Your task - Print the listing in its entirety and exactly, leaving out images.

=== Stored data ===

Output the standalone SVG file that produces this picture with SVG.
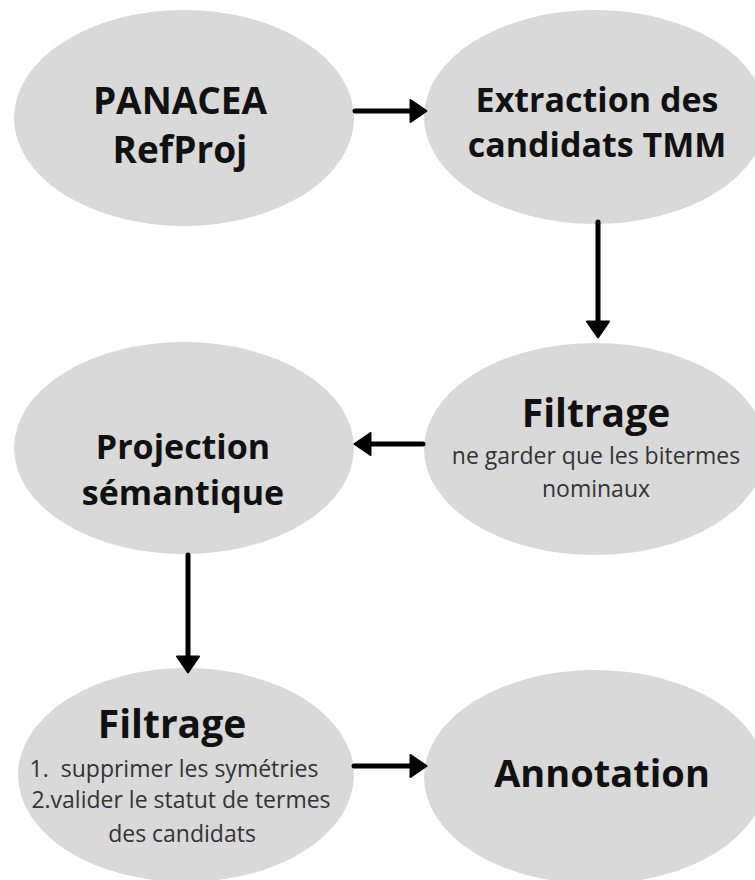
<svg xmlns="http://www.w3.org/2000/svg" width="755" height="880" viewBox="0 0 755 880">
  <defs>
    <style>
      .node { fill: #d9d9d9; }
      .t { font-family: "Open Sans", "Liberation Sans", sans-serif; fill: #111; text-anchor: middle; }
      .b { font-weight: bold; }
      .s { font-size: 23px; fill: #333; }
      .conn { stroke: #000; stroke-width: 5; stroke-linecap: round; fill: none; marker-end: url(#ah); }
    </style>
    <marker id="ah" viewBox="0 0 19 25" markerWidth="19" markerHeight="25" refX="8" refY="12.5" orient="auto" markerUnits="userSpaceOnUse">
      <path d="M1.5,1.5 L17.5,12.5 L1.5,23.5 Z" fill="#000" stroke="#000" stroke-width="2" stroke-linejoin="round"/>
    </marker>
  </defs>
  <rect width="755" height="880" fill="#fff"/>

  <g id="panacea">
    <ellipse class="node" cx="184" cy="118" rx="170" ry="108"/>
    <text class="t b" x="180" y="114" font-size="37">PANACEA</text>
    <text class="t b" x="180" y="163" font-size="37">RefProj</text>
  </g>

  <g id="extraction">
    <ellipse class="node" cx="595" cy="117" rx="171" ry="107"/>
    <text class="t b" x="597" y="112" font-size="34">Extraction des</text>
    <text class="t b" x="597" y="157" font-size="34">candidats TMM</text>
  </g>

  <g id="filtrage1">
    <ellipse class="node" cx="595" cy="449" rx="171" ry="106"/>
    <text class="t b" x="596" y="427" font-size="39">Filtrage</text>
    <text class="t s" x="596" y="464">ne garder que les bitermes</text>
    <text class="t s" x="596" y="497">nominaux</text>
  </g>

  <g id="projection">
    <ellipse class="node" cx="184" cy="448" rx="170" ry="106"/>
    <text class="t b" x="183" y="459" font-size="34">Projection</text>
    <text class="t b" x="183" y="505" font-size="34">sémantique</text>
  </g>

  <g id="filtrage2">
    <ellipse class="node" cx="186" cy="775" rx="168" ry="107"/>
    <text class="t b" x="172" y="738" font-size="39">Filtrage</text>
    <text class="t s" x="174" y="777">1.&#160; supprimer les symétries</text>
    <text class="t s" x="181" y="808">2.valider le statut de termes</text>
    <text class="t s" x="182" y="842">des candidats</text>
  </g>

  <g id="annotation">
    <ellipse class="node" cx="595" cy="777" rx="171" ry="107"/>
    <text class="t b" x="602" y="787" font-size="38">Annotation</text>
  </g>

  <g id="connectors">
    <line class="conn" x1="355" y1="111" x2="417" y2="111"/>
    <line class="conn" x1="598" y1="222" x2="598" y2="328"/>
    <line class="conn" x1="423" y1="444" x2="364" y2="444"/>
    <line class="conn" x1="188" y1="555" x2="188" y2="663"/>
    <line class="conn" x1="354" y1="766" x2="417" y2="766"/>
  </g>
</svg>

===

Output for this exercise -
Output the standalone SVG file that produces this picture with SVG.
<svg xmlns="http://www.w3.org/2000/svg" width="755" height="880" viewBox="0 0 755 880">
  <defs>
    <style>
      .node { fill: #d9d9d9; }
      .t { font-family: "Open Sans", "Liberation Sans", sans-serif; fill: #111; text-anchor: middle; }
      .b { font-weight: bold; }
      .s { font-size: 23px; fill: #333; }
      .conn { stroke: #000; stroke-width: 5; stroke-linecap: round; fill: none; marker-end: url(#ah); }
    </style>
    <marker id="ah" viewBox="0 0 19 25" markerWidth="19" markerHeight="25" refX="8" refY="12.5" orient="auto" markerUnits="userSpaceOnUse">
      <path d="M1.5,1.5 L17.5,12.5 L1.5,23.5 Z" fill="#000" stroke="#000" stroke-width="2" stroke-linejoin="round"/>
    </marker>
  </defs>
  <rect width="755" height="880" fill="#fff"/>

  <g id="panacea">
    <ellipse class="node" cx="184" cy="118" rx="170" ry="108"/>
    <text class="t b" x="180" y="114" font-size="37">PANACEA</text>
    <text class="t b" x="180" y="163" font-size="37">RefProj</text>
  </g>

  <g id="extraction">
    <ellipse class="node" cx="595" cy="117" rx="171" ry="107"/>
    <text class="t b" x="597" y="112" font-size="34">Extraction des</text>
    <text class="t b" x="597" y="157" font-size="34">candidats TMM</text>
  </g>

  <g id="filtrage1">
    <ellipse class="node" cx="595" cy="449" rx="171" ry="106"/>
    <text class="t b" x="596" y="427" font-size="39">Filtrage</text>
    <text class="t s" x="596" y="464">ne garder que les bitermes</text>
    <text class="t s" x="596" y="497">nominaux</text>
  </g>

  <g id="projection">
    <ellipse class="node" cx="184" cy="448" rx="170" ry="106"/>
    <text class="t b" x="183" y="459" font-size="34">Projection</text>
    <text class="t b" x="183" y="505" font-size="34">sémantique</text>
  </g>

  <g id="filtrage2">
    <ellipse class="node" cx="186" cy="775" rx="168" ry="107"/>
    <text class="t b" x="172" y="738" font-size="39">Filtrage</text>
    <text class="t s" x="174" y="777">1.&#160; supprimer les symétries</text>
    <text class="t s" x="181" y="808">2.valider le statut de termes</text>
    <text class="t s" x="182" y="842">des candidats</text>
  </g>

  <g id="annotation">
    <ellipse class="node" cx="595" cy="777" rx="171" ry="107"/>
    <text class="t b" x="602" y="787" font-size="38">Annotation</text>
  </g>

  <g id="connectors">
    <line class="conn" x1="355" y1="111" x2="417" y2="111"/>
    <line class="conn" x1="598" y1="222" x2="598" y2="328"/>
    <line class="conn" x1="423" y1="444" x2="364" y2="444"/>
    <line class="conn" x1="188" y1="555" x2="188" y2="663"/>
    <line class="conn" x1="354" y1="766" x2="417" y2="766"/>
  </g>
</svg>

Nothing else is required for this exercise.